Aber wie im Märchen ist das Publikum sehr daran interessiert, dass die Illusion weiter besteht. Sparer und Vermögensbesitzer wollen keine Verluste realisieren, Banken weiter existieren, Politiker unpopuläre Entscheidungen vermeiden, Brüsseler Bürokraten weiterhin so tun, als ließe sich eine Währungsunion völlig unterschiedlicher Länder gegen alle Grundregeln der Ökonomie aufrechterhalten. Die Notenbanker, schließlich, genießen ihre Rolle als Retter der Welt.

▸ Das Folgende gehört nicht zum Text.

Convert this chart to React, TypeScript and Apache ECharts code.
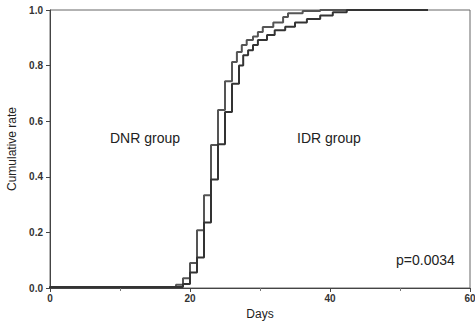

Dumm ist nur, wenn das gemeinsame Ziel der (Selbst-)Illusionierung zu unterschiedlichen Prioritäten führt. Konkret ist das in der italienischen Bankenkrise der Fall. Der italienische Premier Renzi möchte den italienischen Sparern weiter vorgaukeln, dass die Bankpapiere, die sie gekauft haben, sicher sind. Nur allzu berechtigt ist seine Angst vor der Rache des Wählers und den Folgen einer aus dem Ruder laufenden Bankenkrise im Land. Unsere Bundeskanzlerin hingegen will die Illusion von der Euro-Rettungspolitik aufrechterhalten.

Dennoch kann es noch eine Weile dauern, bis jemand laut und deutlich ruft: „Der Kaiser ist nackt!“ Dass in der ersten Sitzung des EZB-Rates nach der Sommerpause die Geldschleusen nicht gleich um ein weiteres Stück geöffnet wurden, sollte man nicht überbewerten.